So the response by some, particularly the creator lilsimsie, has been so pathetic. Why is she puppy-eyeing into the camera, saying:
"This also raises the moral dilemma of: Do we want to continue playing and supporting a game that is owned by such awful people? [...] This is where I have been really struggling. Sims is my entire life, it's my livelihood, it's my hobby, it's my name! My last name is Sims. [...] But where does this leave me? I don't know. I'm going to keep playing the Sims. I'm going to keep talking bad about the Sims and about EA when I need to. Again, this is my jooob, sooo... it puts me in a really tough spot."

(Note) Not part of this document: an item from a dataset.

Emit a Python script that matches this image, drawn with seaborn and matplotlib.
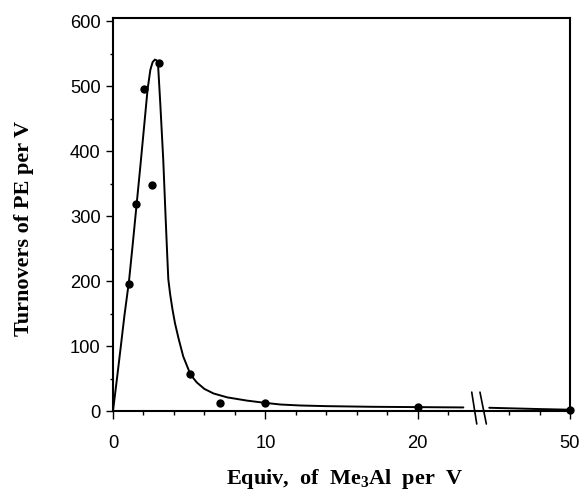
import numpy as np
import matplotlib
matplotlib.use("Agg")
import matplotlib.pyplot as plt
import seaborn as sns

# ---- data ----
pts_x = [1.05, 1.5, 2.03, 2.53, 3.0, 5.05, 7.05, 10.0, 20.0, 50.0]
pts_y = [195, 318, 495, 348, 536, 57, 13, 12, 6, 2]

curve_left_x = [0, 0.25, 0.5, 0.75, 1.05, 1.3, 1.55, 1.8, 2.05, 2.27, 2.45, 2.6, 2.75, 2.85, 2.95,
                3.1, 3.3, 3.45, 3.55, 3.63, 3.75, 3.9, 4.07, 4.3, 4.61, 5.09, 5.5, 6.0, 6.6, 7.5,
                8.8, 10.0, 11.0, 12.3, 14.0, 17.0, 20.0, 23.0]
curve_left_y = [0, 48, 97, 147, 200, 258, 318, 378, 440, 495, 525, 537, 541, 540, 536,
                475, 386, 300, 245, 203, 180, 157, 135, 112, 84, 56, 44, 34, 27, 21,
                16, 12.5, 10, 8.5, 7.5, 6.5, 6, 5.5]
curve_right_x = [44.7, 46.0, 48.0, 50.0]
curve_right_y = [5.0, 4.2, 3.0, 2.0]

xticks = [0, 10, 20, 50]
xtick_labels = ["0", "10", "20", "50"]
xminor = [2, 4, 6, 8, 12, 14, 16, 18, 22, 46, 48]
yticks = [0, 100, 200, 300, 400, 500, 600]
yminor = [50, 150, 250, 350, 450, 550]

sns.set_theme(style="ticks")
plt.rcParams["font.family"] = ["Liberation Sans", "DejaVu Sans"]
plt.rcParams["text.color"] = "black"
plt.rcParams["axes.labelcolor"] = "black"
plt.rcParams["xtick.color"] = "black"
plt.rcParams["ytick.color"] = "black"
plt.rcParams["axes.edgecolor"] = "black"
plt.rcParams["mathtext.fontset"] = "custom"
plt.rcParams["mathtext.rm"] = "Liberation Serif:bold"
plt.rcParams["mathtext.bf"] = "Liberation Serif:bold"
plt.rcParams["mathtext.it"] = "Liberation Serif:bold"


def fwd(x):
    x = np.asarray(x, dtype=float)
    return np.where(x <= 24, x, np.where(x >= 44, x - 20, 24.0))


def inv(d):
    d = np.asarray(d, dtype=float)
    return np.where(d <= 24, d, d + 20)


fig = plt.figure(figsize=(5.84, 4.93), dpi=100)
fig.patch.set_facecolor("white")
ax = fig.add_axes([0.1935, 0.1663, 0.7825, 0.7972])
ax.set_facecolor("white")
ax.set_xscale("function", functions=(fwd, inv))

sns.lineplot(x=curve_left_x, y=curve_left_y, ax=ax, color="black", linewidth=1.4,
             sort=False, estimator=None)
sns.lineplot(x=curve_right_x, y=curve_right_y, ax=ax, color="black", linewidth=1.4,
             sort=False, estimator=None)
sns.scatterplot(x=pts_x, y=pts_y, ax=ax, color="black", s=36, linewidth=0, zorder=3,
                clip_on=False)

ax.set_xlim(0, 50)
ax.set_ylim(0, 605)
ax.set_xticks(xticks)
ax.set_xticklabels(xtick_labels)
ax.set_xticks(xminor, minor=True)
ax.set_yticks(yticks)
ax.set_yticks(yminor, minor=True)

for s in ax.spines.values():
    s.set_visible(True)
    s.set_linewidth(1.5)
    s.set_color("black")

ax.tick_params(axis="x", which="major", direction="out", length=6, width=1.0,
               pad=11, labelsize=13.2, colors="black")
ax.tick_params(axis="x", which="minor", direction="out", length=3, width=1.0, colors="black")
ax.tick_params(axis="y", which="major", direction="out", length=5, width=1.0,
               pad=4, labelsize=13.2, colors="black")
ax.tick_params(axis="y", which="minor", direction="out", length=2.5, width=1.0, colors="black")

# axis break marks
for x0, x1 in [(0.785, 0.796), (0.803, 0.817)]:
    ax.plot([x0, x1], [0.048, -0.033], transform=ax.transAxes, color="black",
            linewidth=1.2, clip_on=False)

ax.set_xlabel(r"Equiv,  of  Me$_3$Al  per  V", fontsize=16, fontweight="bold",
              family="Liberation Serif", color="black")
ax.xaxis.label.set_va("center")
ax.xaxis.set_label_coords((345 - 113) / 457, -(479 - 411) / 393)
ax.set_ylabel("Turnovers of PE per V", fontsize=16, fontweight="bold",
              family="Liberation Serif", color="black")
ax.yaxis.label.set_va("center")
ax.yaxis.set_label_coords(-(113 - 24) / 457, (411 - 228) / 393)

fig.savefig("out.png", dpi=100, facecolor="white")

Content creators are one of the groups that have it the easiest in switching employment in that sense - change products, brands, or niches and escape. Is that not the damn point so many of them try to make? For years now, I have witnessed them say how great it is that they're their own boss2, then use it! At least EA is not the platform you publish on, it is just one sponsor, and one game. People every day have to make really hard decisions, some have to give up other things, and you can't even ask these people to stop streaming a game when the funds go to these awful regimes.

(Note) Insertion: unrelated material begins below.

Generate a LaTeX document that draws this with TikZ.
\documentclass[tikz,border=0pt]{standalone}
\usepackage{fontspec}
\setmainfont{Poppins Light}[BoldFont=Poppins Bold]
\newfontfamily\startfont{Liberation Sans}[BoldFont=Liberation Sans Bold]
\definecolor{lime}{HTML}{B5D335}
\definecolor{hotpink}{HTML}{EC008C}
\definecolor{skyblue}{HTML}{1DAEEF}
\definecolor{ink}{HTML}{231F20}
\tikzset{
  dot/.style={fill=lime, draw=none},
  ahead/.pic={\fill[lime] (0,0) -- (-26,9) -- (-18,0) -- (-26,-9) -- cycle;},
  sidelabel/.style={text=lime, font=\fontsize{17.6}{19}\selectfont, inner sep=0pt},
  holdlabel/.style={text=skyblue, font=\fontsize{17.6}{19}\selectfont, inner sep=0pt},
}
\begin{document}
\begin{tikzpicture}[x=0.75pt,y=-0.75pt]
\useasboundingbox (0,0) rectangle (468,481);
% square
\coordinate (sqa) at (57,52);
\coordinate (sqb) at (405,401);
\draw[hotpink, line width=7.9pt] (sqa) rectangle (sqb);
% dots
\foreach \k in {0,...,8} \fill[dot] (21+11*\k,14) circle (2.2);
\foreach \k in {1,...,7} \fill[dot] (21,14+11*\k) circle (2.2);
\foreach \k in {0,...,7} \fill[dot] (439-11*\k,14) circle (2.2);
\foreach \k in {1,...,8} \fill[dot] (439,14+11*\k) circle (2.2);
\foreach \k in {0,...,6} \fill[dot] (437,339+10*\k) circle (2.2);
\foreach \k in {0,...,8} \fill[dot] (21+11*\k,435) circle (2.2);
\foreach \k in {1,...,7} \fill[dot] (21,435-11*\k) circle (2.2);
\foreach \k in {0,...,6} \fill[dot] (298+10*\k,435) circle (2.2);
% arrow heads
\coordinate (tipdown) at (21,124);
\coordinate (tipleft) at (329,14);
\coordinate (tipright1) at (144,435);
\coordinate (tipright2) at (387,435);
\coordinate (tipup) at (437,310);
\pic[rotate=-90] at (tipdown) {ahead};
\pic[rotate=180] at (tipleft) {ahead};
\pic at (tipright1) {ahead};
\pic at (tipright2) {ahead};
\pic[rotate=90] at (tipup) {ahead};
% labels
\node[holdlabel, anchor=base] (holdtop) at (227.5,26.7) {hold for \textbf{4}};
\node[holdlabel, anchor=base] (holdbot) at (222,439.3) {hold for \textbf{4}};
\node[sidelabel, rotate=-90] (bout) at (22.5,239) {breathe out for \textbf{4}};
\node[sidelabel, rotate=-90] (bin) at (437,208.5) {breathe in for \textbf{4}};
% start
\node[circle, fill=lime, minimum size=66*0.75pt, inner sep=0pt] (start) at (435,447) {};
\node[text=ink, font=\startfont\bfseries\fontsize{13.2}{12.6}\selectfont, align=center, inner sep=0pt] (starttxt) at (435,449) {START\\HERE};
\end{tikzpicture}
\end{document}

You could make the argument that the PIF has held 10% of EA before, and the fact that they are investing widely in the gaming industry the last couple years, making avoiding harmful support like that difficult. However, I believe you can't "There is no ethical consumption under capitalism" yourself out of everything, because while many of us cannot give up employment or buying unethical food or having to rely on clothes produced in bad conditions, just not uploading yourself playing a game is so easy and such a luxury problem to have; it's not a need, not to mention that a 10% share vs. a jump into private equity and ownership is a big change that deserves reevaluation.

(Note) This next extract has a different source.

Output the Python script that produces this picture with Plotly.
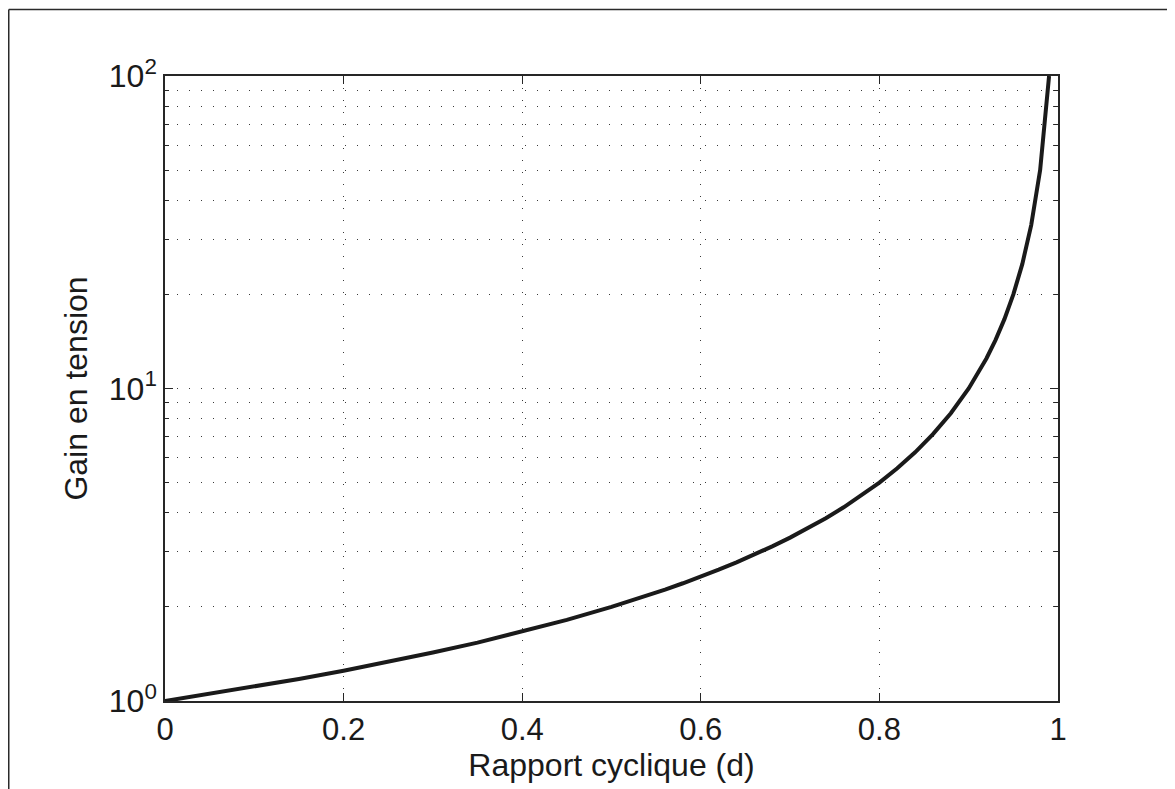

No one asks any of the creators to immediately drop content creation altogether and get a corporate job: they could simply pivot. They could stop being part of the EA Creator fund. They could have the same energy they did for Hogwarts Legacy and its boycott.
It's so embarrassing to sit there raising funds for a trans charity and then not give a fuck about them being killed in Saudi Arabia because it would require to play a game that doesn't have your last name (why even mention that and leave that in, oh my god!), going: "You guys I am just so conflicted and confused 🥺 I'm just a smol bean playing a game."
Just so that we are clear: Human Rights Watch says, crediting Reprieve, that Saudi authorities have executed at least 241 people this year in total already.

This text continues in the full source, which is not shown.